▸ **The task**
Retype word for word the first line of the listing and each line after it up to the line with "plt.rcParams['font.family'] = ['Liberation", with the pictures taken out.

===

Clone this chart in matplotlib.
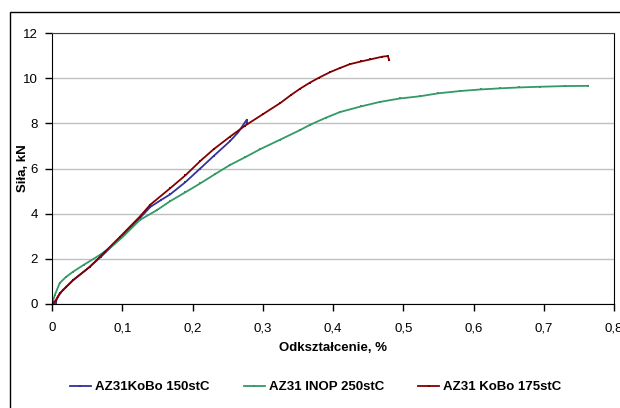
import matplotlib
matplotlib.use('Agg')
import matplotlib.pyplot as plt
from matplotlib.patches import Rectangle

plt.rcParams['font.family'] = ['Liberation Sans', 'DejaVu Sans']

# Odkształcenie [%] / Siła [kN]
x_150 = [0, 0.005, 0.008, 0.015, 0.03, 0.05, 0.07, 0.1, 0.125, 0.14, 0.155,
         0.168, 0.19, 0.211, 0.23, 0.253, 0.265, 0.277, 0.278]
y_150 = [0, 0.05, 0.3, 0.6, 1.05, 1.55, 2.1, 3.0, 3.8, 4.3, 4.6,
         4.85, 5.4, 6.0, 6.55, 7.2, 7.6, 8.15, 8.0]

x_250 = [0, 0.004, 0.011, 0.02, 0.03, 0.045, 0.068, 0.085, 0.1, 0.125, 0.149,
         0.168, 0.19, 0.211, 0.232, 0.253, 0.275, 0.296, 0.325, 0.353, 0.367,
         0.39, 0.41, 0.44, 0.467, 0.495, 0.524, 0.55, 0.581, 0.61, 0.638,
         0.665, 0.695, 0.73, 0.763]
y_250 = [0, 0.4, 0.93, 1.2, 1.43, 1.73, 2.17, 2.55, 2.95, 3.72, 4.15,
         4.55, 4.95, 5.34, 5.75, 6.15, 6.5, 6.85, 7.28, 7.7, 7.93,
         8.25, 8.5, 8.75, 8.95, 9.1, 9.2, 9.33, 9.43, 9.5, 9.55,
         9.59, 9.62, 9.65, 9.66]

x_175 = [0, 0.005, 0.011, 0.02, 0.03, 0.054, 0.075, 0.097, 0.125, 0.14, 0.168,
         0.19, 0.211, 0.23, 0.253, 0.275, 0.3, 0.325, 0.34, 0.353, 0.367,
         0.38, 0.396, 0.41, 0.424, 0.44, 0.453, 0.47, 0.478, 0.48]
y_175 = [0, 0.15, 0.47, 0.75, 1.06, 1.65, 2.3, 2.98, 3.87, 4.4, 5.12,
         5.7, 6.33, 6.85, 7.4, 7.9, 8.4, 8.9, 9.25, 9.53, 9.8,
         10.02, 10.27, 10.45, 10.62, 10.74, 10.83, 10.95, 10.98, 10.8]

labels = ['AZ31KoBo 150stC', 'AZ31 INOP 250stC', 'AZ31 KoBo 175stC']
colors = ['#333399', '#339966', '#800000']

xticks = [0, 0.1, 0.2, 0.3, 0.4, 0.5, 0.6, 0.7, 0.8]
xtick_labels = ['0', '0,1', '0,2', '0,3', '0,4', '0,5', '0,6', '0,7', '0,8']
yticks = [0, 2, 4, 6, 8, 10, 12]

fig = plt.figure(figsize=(6.2, 4.08), dpi=100)
fig.patch.set_facecolor('white')
# outer chart frame (only left and top edges are inside the image)
fig.patches.append(Rectangle((10 / 620, -0.1), 1.2, 1 - 12 / 408 + 0.1,
                             transform=fig.transFigure, fill=False,
                             edgecolor='black', lw=1.0))

ax = fig.add_axes([52 / 620, 1 - 304 / 408, 562 / 620, 271 / 408])

series = [(x_150, y_150), (x_250, y_250), (x_175, y_175)]
for (xs, ys), lab, c in zip(series, labels, colors):
    ax.plot(xs, ys, color=c, lw=1.3, marker='s', ms=2.0, mew=0, label=lab)

ax.set_xlim(0, 0.8)
ax.set_ylim(0, 12)
ax.set_xticks(xticks)
ax.set_xticklabels(xtick_labels)
ax.set_yticks(yticks)
ax.yaxis.grid(True, color='#c0c0c0', lw=1)
ax.set_axisbelow(True)
ax.tick_params(axis='both', direction='out', length=5, width=1, labelsize=9.5,
               colors='black')
ax.tick_params(axis='x', pad=8)
ax.tick_params(axis='y', pad=5)
for s in ['left', 'bottom', 'right']:
    ax.spines[s].set_color('black')
ax.spines['top'].set_color('#404040')

ax.set_xlabel('Odkształcenie, %', fontsize=9.5, fontweight='bold', labelpad=6)
ax.set_ylabel('Siła, kN', fontsize=9.5, fontweight='bold')
ax.yaxis.set_label_coords(-0.041, 0.5)

fig.legend(loc='center', bbox_to_anchor=(0.509, 1 - 387 / 408), ncol=3,
           frameon=False, prop={'size': 9.5, 'weight': 'bold'},
           handlelength=1.6, handletextpad=0.3, columnspacing=2.6)

fig.savefig('out.png', dpi=100)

===

▸ **Output for this task**
Clone this chart in matplotlib.
import matplotlib
matplotlib.use('Agg')
import matplotlib.pyplot as plt
from matplotlib.patches import Rectangle

plt.rcParams['font.family'] = ['Liberation Sans', 'DejaVu Sans']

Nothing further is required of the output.